## BEGIN
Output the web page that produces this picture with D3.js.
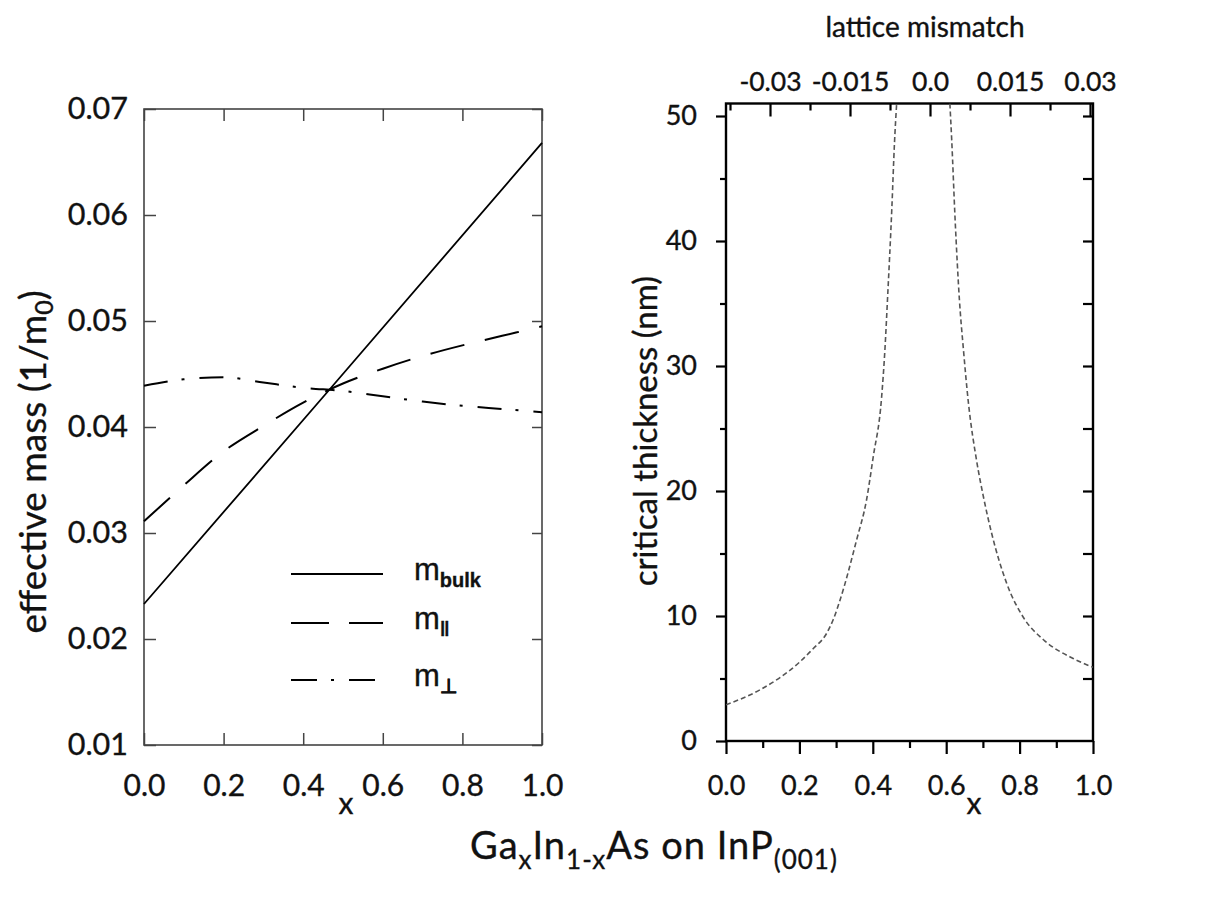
<!DOCTYPE html>
<html>
<head>
<meta charset="utf-8">
<script src="https://cdn.jsdelivr.net/npm/d3@7"></script>
<style>
  body { margin: 0; background: #fff; }
  text { font-family: Lato, "Open Sans", sans-serif; fill: #111; stroke: #111; stroke-width: 0.35px; }
</style>
</head>
<body>
<script>
// effective mass vs x (left panel)
const xMass = [0, 0.1, 0.2, 0.3, 0.4, 0.5, 0.6, 0.7, 0.8, 0.9, 1.0];
const mPar = [0.0311, 0.0345, 0.0377, 0.0401, 0.0423, 0.0441, 0.0455, 0.0467, 0.0477, 0.0486, 0.0495];
const mPerp = [0.0439, 0.0445, 0.0447, 0.0442, 0.0437, 0.0434, 0.0429, 0.0424, 0.0420, 0.0417, 0.0414];
const xBulk = [0, 0.47, 1.0];
const mBulk = [0.0233, 0.0437, 0.0668];

// critical thickness vs x (right panel), two branches
const xCritL = [0, 0.093, 0.2, 0.238, 0.274, 0.292, 0.311, 0.356, 0.383, 0.401, 0.424, 0.433, 0.44, 0.452, 0.459, 0.465];
const hCritL = [2.9, 4.1, 6.3, 7.4, 8.6, 9.7, 11.3, 16.1, 19.3, 22.7, 27.5, 31.3, 35.3, 42.7, 47.8, 51];
const xCritR = [0.61, 0.615, 0.624, 0.636, 0.647, 0.66, 0.683, 0.701, 0.724, 0.765, 0.81, 0.865, 0.946, 1.0];
const hCritR = [51, 48.1, 41.9, 35.3, 31.3, 27.2, 22.4, 19.6, 16.6, 12.6, 9.9, 8.1, 6.6, 5.9];

// ticks
const xTicks = [0, 0.2, 0.4, 0.6, 0.8, 1.0];
const xMinor = [0.1, 0.3, 0.5, 0.7, 0.9];
const massTicks = [0.01, 0.02, 0.03, 0.04, 0.05, 0.06, 0.07];
const hTicks = [0, 10, 20, 30, 40, 50];
const hMinor = [5, 15, 25, 35, 45];
const mmTicks = [-0.03, -0.015, 0, 0.015, 0.03];
const mmLabels = ['-0.03', '-0.015', '0.0', '0.015', '0.03'];
const mmMinor = [-0.0375, -0.0225, -0.0075, 0.0075, 0.0225];

const svg = d3.select('body').append('svg').attr('width', 1205).attr('height', 909);

function styleAxis(g, color, width, size) {
    g.select('.domain').remove();
    g.selectAll('.tick line').attr('stroke', color).attr('stroke-width', width);
    g.selectAll('.tick text').style('font-family', 'Lato').style('font-size', size + 'px').attr('fill', '#111');
}

// ---------- left panel ----------
const xL = d3.scaleLinear().domain([0, 1]).range([144, 542]);
const yL = d3.scaleLinear().domain([0.01, 0.07]).range([745, 109]);
const gray = '#444';

svg.append('g').attr('transform', 'translate(0,745)')
    .call(d3.axisBottom(xL).tickValues(xTicks).tickFormat(d3.format('.1f')).tickSizeInner(-12).tickSizeOuter(0).tickPadding(30))
    .call(g => styleAxis(g, gray, 1.5, 30));
svg.append('g').attr('transform', 'translate(0,109)')
    .call(d3.axisTop(xL).tickValues(xTicks).tickFormat('').tickSizeInner(-12).tickSizeOuter(0))
    .call(g => styleAxis(g, gray, 1.5, 30));
svg.append('g').attr('transform', 'translate(144,0)')
    .call(d3.axisLeft(yL).tickValues(massTicks).tickFormat(d3.format('.2f')).tickSizeInner(-12).tickSizeOuter(0).tickPadding(16))
    .call(g => styleAxis(g, gray, 1.5, 30.5));
svg.append('g').attr('transform', 'translate(542,0)')
    .call(d3.axisRight(yL).tickValues(massTicks).tickFormat('').tickSizeInner(-10).tickSizeOuter(0))
    .call(g => styleAxis(g, gray, 1.5, 30));

svg.append('rect').attr('x', 144).attr('y', 109).attr('width', 398).attr('height', 636)
    .attr('fill', 'none').attr('stroke', gray).attr('stroke-width', 1.6);

const lineL = d3.line().x(d => xL(d[0])).y(d => yL(d[1])).curve(d3.curveMonotoneX);
svg.append('path').datum(d3.zip(xBulk, mBulk)).attr('d', lineL)
    .attr('fill', 'none').attr('stroke', '#000').attr('stroke-width', 1.8);
svg.append('path').datum(d3.zip(xMass, mPar)).attr('d', lineL)
    .attr('fill', 'none').attr('stroke', '#000').attr('stroke-width', 2).attr('stroke-dasharray', '35,21');
svg.append('path').datum(d3.zip(xMass, mPerp)).attr('d', lineL)
    .attr('fill', 'none').attr('stroke', '#000').attr('stroke-width', 2).attr('stroke-dasharray', '24,14,3,15');

// legend
const legend = [
    { y: 574, dash: null, sub: 'bulk' },
    { y: 623, dash: '38,20', sub: '‖' },
    { y: 680, dash: '26,14,3,15', sub: '⊥' }
];
legend.forEach(l => {
    svg.append('line').attr('x1', 291).attr('x2', 383).attr('y1', l.y).attr('y2', l.y)
        .attr('stroke', '#000').attr('stroke-width', 2).attr('stroke-dasharray', l.dash);
    const t = svg.append('text').attr('x', 414).attr('y', l.y + 6)
        .style('font-family', '"Liberation Sans", Arial, sans-serif').style('font-size', '31px');
    t.append('tspan').text('m');
    t.append('tspan').attr('dy', 7).style('font-size', '20px').style('font-weight', 'bold').text(l.sub);
});

svg.append('text').attr('transform', 'translate(46,462) rotate(-90)').attr('text-anchor', 'middle')
    .style('font-size', '37px')
    .call(t => {
        t.append('tspan').text('effective mass (1/m');
        t.append('tspan').attr('dy', 7).style('font-size', '25px').text('0');
        t.append('tspan').attr('dy', -7).text(')');
    });
svg.append('text').attr('x', 346).attr('y', 814).attr('text-anchor', 'middle').style('font-size', '30px').text('x');

// ---------- right panel ----------
const xR = d3.scaleLinear().domain([0, 1]).range([726, 1093]);
const yR = d3.scaleLinear().domain([0, 51]).range([741, 103.5]);
const xMM = d3.scaleLinear().domain([-0.03825, 0.03056]).range([726, 1093]);

svg.append('g').attr('transform', 'translate(0,741)')
    .call(d3.axisBottom(xR).tickValues(xTicks).tickFormat(d3.format('.1f')).tickSizeInner(13).tickSizeOuter(0).tickPadding(22))
    .call(g => styleAxis(g, '#000', 2.2, 27));
svg.append('g').attr('transform', 'translate(0,741)')
    .call(d3.axisBottom(xR).tickValues(xMinor).tickFormat('').tickSizeInner(7).tickSizeOuter(0))
    .call(g => styleAxis(g, '#000', 2.2, 27));
svg.append('g').attr('transform', 'translate(0,103.5)')
    .call(d3.axisTop(xMM).tickValues(mmTicks).tickFormat((d, i) => mmLabels[i]).tickSizeInner(-13).tickSizeOuter(0).tickPadding(13))
    .call(g => styleAxis(g, '#000', 2.2, 26.5));
svg.append('g').attr('transform', 'translate(0,103.5)')
    .call(d3.axisTop(xMM).tickValues(mmMinor).tickFormat('').tickSizeInner(-7).tickSizeOuter(0))
    .call(g => styleAxis(g, '#000', 2.2, 26));
svg.append('g').attr('transform', 'translate(726,0)')
    .call(d3.axisLeft(yR).tickValues(hTicks).tickSizeInner(10).tickSizeOuter(0).tickPadding(19))
    .call(g => styleAxis(g, '#000', 2.2, 27));
svg.append('g').attr('transform', 'translate(726,0)')
    .call(d3.axisLeft(yR).tickValues(hMinor).tickFormat('').tickSizeInner(6).tickSizeOuter(0))
    .call(g => styleAxis(g, '#000', 2.2, 27));
svg.append('g').attr('transform', 'translate(1093,0)')
    .call(d3.axisRight(yR).tickValues(hMinor.concat(hTicks.slice(1))).tickFormat('').tickSizeInner(-10).tickSizeOuter(0))
    .call(g => styleAxis(g, '#000', 2.2, 27));

// bottom labels of the right panel sit lower than the major tick length
svg.selectAll('g').filter(function () { return this.getAttribute('transform') === 'translate(0,741)'; })
    .selectAll('.tick text').attr('y', 35);

svg.append('rect').attr('x', 726).attr('y', 103.5).attr('width', 367).attr('height', 637.5)
    .attr('fill', 'none').attr('stroke', '#000').attr('stroke-width', 2.4);

svg.append('clipPath').attr('id', 'clipR').append('rect')
    .attr('x', 726).attr('y', 103.5).attr('width', 367).attr('height', 637.5);
const lineR = d3.line().x(d => xR(d[0])).y(d => yR(d[1])).curve(d3.curveMonotoneX);
[d3.zip(xCritL, hCritL), d3.zip(xCritR, hCritR)].forEach(pts => {
    svg.append('path').datum(pts).attr('d', lineR).attr('clip-path', 'url(#clipR)')
        .attr('fill', 'none').attr('stroke', '#555').attr('stroke-width', 1.6).attr('stroke-dasharray', '5,3');
});

svg.append('text').attr('transform', 'translate(657,431) rotate(-90)').attr('text-anchor', 'middle')
    .style('font-size', '33px').text('critical thickness (nm)');
svg.append('text').attr('x', 925).attr('y', 37).attr('text-anchor', 'middle').style('font-size', '28px').text('lattice mismatch');
svg.append('text').attr('x', 974).attr('y', 814).attr('text-anchor', 'middle').style('font-size', '30px').text('x');

// ---------- bottom title ----------
svg.append('text').attr('x', 470).attr('y', 859).style('font-size', '38px').style('letter-spacing', '1px')
    .call(t => {
        t.append('tspan').text('Ga');
        t.append('tspan').attr('dy', 10).style('font-size', '26px').text('x');
        t.append('tspan').attr('dy', -10).text('In');
        t.append('tspan').attr('dy', 10).style('font-size', '26px').text('1-x');
        t.append('tspan').attr('dy', -10).text('As on InP');
        t.append('tspan').attr('dy', 10).style('font-size', '26px').text('(001)');
    });
</script>
</body>
</html>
## END
Restate only the lines running from the start of the material above through the line containing "const mBulk = [0.0233, 0.0437, 0.0668];", ends included. No pictures.

Output the web page that produces this picture with D3.js.
<!DOCTYPE html>
<html>
<head>
<meta charset="utf-8">
<script src="https://cdn.jsdelivr.net/npm/d3@7"></script>
<style>
  body { margin: 0; background: #fff; }
  text { font-family: Lato, "Open Sans", sans-serif; fill: #111; stroke: #111; stroke-width: 0.35px; }
</style>
</head>
<body>
<script>
// effective mass vs x (left panel)
const xMass = [0, 0.1, 0.2, 0.3, 0.4, 0.5, 0.6, 0.7, 0.8, 0.9, 1.0];
const mPar = [0.0311, 0.0345, 0.0377, 0.0401, 0.0423, 0.0441, 0.0455, 0.0467, 0.0477, 0.0486, 0.0495];
const mPerp = [0.0439, 0.0445, 0.0447, 0.0442, 0.0437, 0.0434, 0.0429, 0.0424, 0.0420, 0.0417, 0.0414];
const xBulk = [0, 0.47, 1.0];
const mBulk = [0.0233, 0.0437, 0.0668];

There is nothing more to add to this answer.